In high school, by senior year my homeroom class had gone through four class reps in the previous three years because no one had an interest in it. I agreed to do it as a "ah, what the hell," volitional act. In fact, I'm pretty sure my friend Todd said "Pete will do it," after he was the rep the year before, and somehow I didn't say "hell no!" In middle school I was a rep for my homeroom class at least one year out of my excitement for politics. I can remember watching the nightly news with my parents after dinner going back to when I was four or five every night of the week. That was mostly so that I could get a free extra half hour of TV time, but I also came to really like it and remember a whole lot of what I was watching through that routine. I found middle school and high school student government to be confusing and boring and I don't remember anything ever resulting from the time wasted.
My two memories of high school student government are of being visited by the vice principal who thought I had skipped class when I was at a meeting and of a joke I pulled on my homeroom class. Like every other week, there wasn't much to report to the class from the meeting. I could see the my classmates falling asleep at their desks as I read down the list of minutes so at the very end I added in a monotone "...and we are going to change the mascot from a Panther to an endangered wild flower." Amazingly, this soaked into the unconscious brains of my classmates and they perked up in outrage as I laughed and sat down.

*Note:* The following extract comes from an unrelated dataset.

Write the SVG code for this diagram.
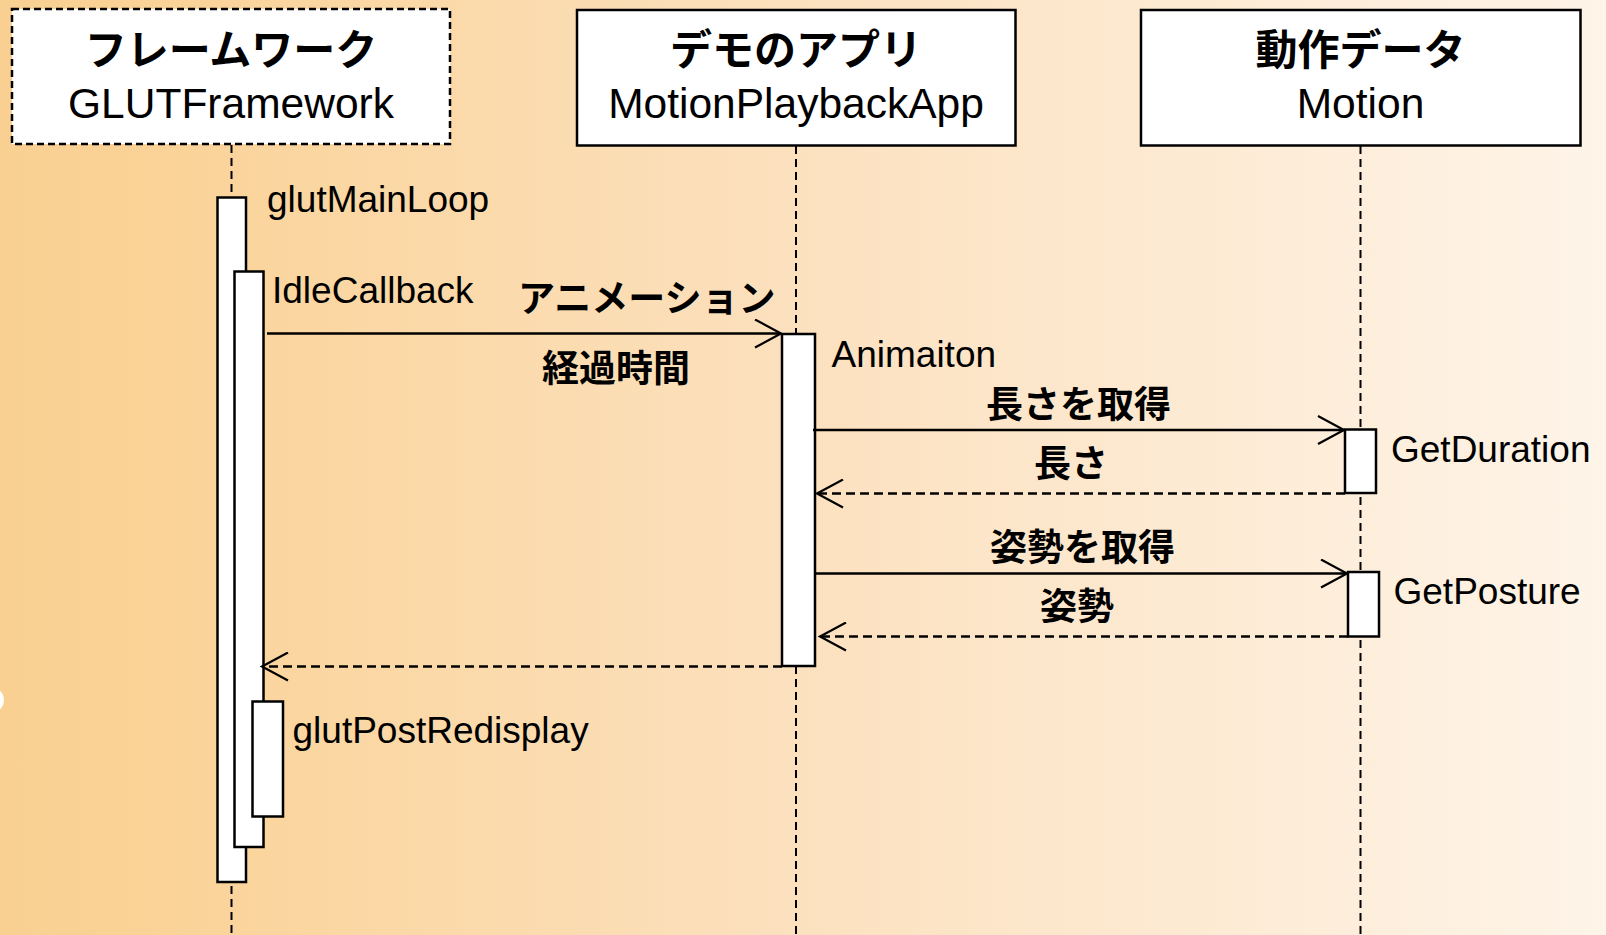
<svg xmlns="http://www.w3.org/2000/svg" width="1606" height="935" viewBox="0 0 1606 935">
  <defs>
    <linearGradient id="bg" x1="0" y1="0" x2="1" y2="0">
      <stop offset="0" stop-color="#F9D092"/>
      <stop offset="0.08" stop-color="#FAD296"/>
      <stop offset="0.5" stop-color="#FCE1BF"/>
      <stop offset="1" stop-color="#FEF4E8"/>
    </linearGradient>
    <marker id="open" viewBox="0 0 30 30" refX="27" refY="15" markerWidth="30" markerHeight="30" markerUnits="userSpaceOnUse" orient="auto">
      <path d="M1,1 L27,15 L1,29" fill="none" stroke="#000" stroke-width="2.2"/>
    </marker>
    <style>
      .box { fill: #fff; stroke: #000; stroke-width: 2.5; }
      .dbox { fill: #fff; stroke: #000; stroke-width: 2.5; stroke-dasharray: 7 4; }
      .act { fill: #fff; stroke: #000; stroke-width: 2.5; }
      .life { stroke: #000; stroke-width: 2; stroke-dasharray: 8 5; fill: none; }
      .msg { stroke: #000; stroke-width: 2.5; fill: none; marker-end: url(#open); }
      .ret { stroke: #000; stroke-width: 2.5; fill: none; stroke-dasharray: 9 5; marker-end: url(#open); }
      .jt { font-family: "Noto Sans CJK JP", "Noto Sans CJK SC", sans-serif; font-weight: bold; font-size: 42px; text-anchor: middle; fill: #000; }
      .et { font-family: "Liberation Sans", Arial, sans-serif; font-size: 42.5px; text-anchor: middle; fill: #000; }
      .lab { font-family: "Liberation Sans", Arial, sans-serif; font-size: 37px; fill: #000; }
      .jl { font-family: "Noto Sans CJK JP", "Noto Sans CJK SC", sans-serif; font-weight: bold; font-size: 37px; fill: #000; }
    </style>
  </defs>
  <rect x="0" y="0" width="1606" height="935" fill="url(#bg)"/>
  <ellipse cx="-3" cy="700" rx="7" ry="10" fill="#fff"/>

  <g id="lifelines">
    <line class="life" x1="231.5" y1="145" x2="231.5" y2="935"/>
    <line class="life" x1="796" y1="146" x2="796" y2="935"/>
    <line class="life" x1="1360.5" y1="146" x2="1360.5" y2="935"/>
  </g>

  <g id="node-framework">
    <rect class="dbox" x="12" y="9" width="438" height="135"/>
    <text class="jt" x="231" y="65">フレームワーク</text>
    <text class="et" x="231" y="118">GLUTFramework</text>
  </g>
  <g id="node-app">
    <rect class="box" x="577" y="10" width="438.5" height="135.5"/>
    <text class="jt" x="796" y="65">デモのアプリ</text>
    <text class="et" x="796" y="118">MotionPlaybackApp</text>
  </g>
  <g id="node-motion">
    <rect class="box" x="1141" y="10" width="439.5" height="135.5"/>
    <text class="jt" x="1360.5" y="65">動作データ</text>
    <text class="et" x="1360.5" y="118">Motion</text>
  </g>

  <g id="act-glutMainLoop">
    <rect class="act" x="217.5" y="197.5" width="28.5" height="684.5"/>
    <text class="lab" x="267" y="212">glutMainLoop</text>
  </g>
  <g id="act-IdleCallback">
    <rect class="act" x="234.5" y="271.5" width="29" height="575.5"/>
    <text class="lab" x="272" y="303">IdleCallback</text>
  </g>
  <g id="act-glutPostRedisplay">
    <rect class="act" x="252.5" y="701.5" width="30.5" height="115"/>
    <text class="lab" x="292.5" y="743">glutPostRedisplay</text>
  </g>
  <g id="act-Animaiton">
    <rect class="act" x="782" y="334" width="33" height="332"/>
    <text class="lab" x="831.5" y="367">Animaiton</text>
  </g>
  <g id="act-GetDuration">
    <rect class="act" x="1345" y="429.5" width="31" height="63.5"/>
    <text class="lab" x="1391" y="462">GetDuration</text>
  </g>
  <g id="act-GetPosture">
    <rect class="act" x="1348" y="572" width="31" height="64.5"/>
    <text class="lab" x="1393.5" y="604">GetPosture</text>
  </g>

  <g id="connectors">
    <line class="msg" x1="267" y1="333.5" x2="781" y2="333.5"/>
    <text class="jl" x="518" y="312">アニメーション</text>
    <text class="jl" x="542" y="382">経過時間</text>

    <line class="msg" x1="813" y1="430" x2="1344" y2="430"/>
    <text class="jl" x="986" y="418">長さを取得</text>

    <line class="ret" x1="1345" y1="493.5" x2="817" y2="493.5"/>
    <text class="jl" x="1034" y="477">長さ</text>

    <line class="msg" x1="815" y1="573.5" x2="1347" y2="573.5"/>
    <text class="jl" x="990" y="561">姿勢を取得</text>

    <line class="ret" x1="1348" y1="636.5" x2="820" y2="636.5"/>
    <text class="jl" x="1040" y="620">姿勢</text>

    <line class="ret" x1="782" y1="666.5" x2="262" y2="666.5"/>
  </g>
</svg>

In college, I came to be especially annoyed at the worthlessness of our student government. At one point they wasted a whole meeting discussing whether the dog mascot should have a lady dog friend. They voted no. I had a few political science classes with the President of the SGA and he fashioned himself as someone who thought there shouldn't be political parties because who cares if you know who you're voting for? He was pretty much just an overall jackass that was the embodiment of the popularity contest of those college elections. No one ever knew what they were voting for in their college representatives and it really didn't seem to make a difference. The main issue they ever saw was debating whether clubs should get funds then giving every club exactly what they asked for.
This lead me to want to start a school sponsored club called the "Overthrow the SGA Club." We would then go to the SGA and demonstrate their uselessness by asking them for funding, wasting a meeting and eventually getting funding. The idea wouldn't quite be to actually overthrow the SGA but to pressure them into being more serious and work on issues that mattered for students like fees for the gym, and streamlining food plans (we didn't have points that could be used for off campus vendors at the time and most other schools did) and setting up a party system for candidates during elections so students could know how groups of candidates would vote on different issues like if they were pro fees for better perks or against fees for things they didn't want to use.
I told a few people about this in a few of my poli sci classes who were very interested in this club idea. It seemed like people might be interested in the joke of it so I had a two week break before the next semester started, forgot about it for twelve years, and moved on with my life. This is common mistake in a revolution, having something more interesting come along and forgetting all about it for over a decade then realizing I was glad I didn't waste my time putting any effort into it.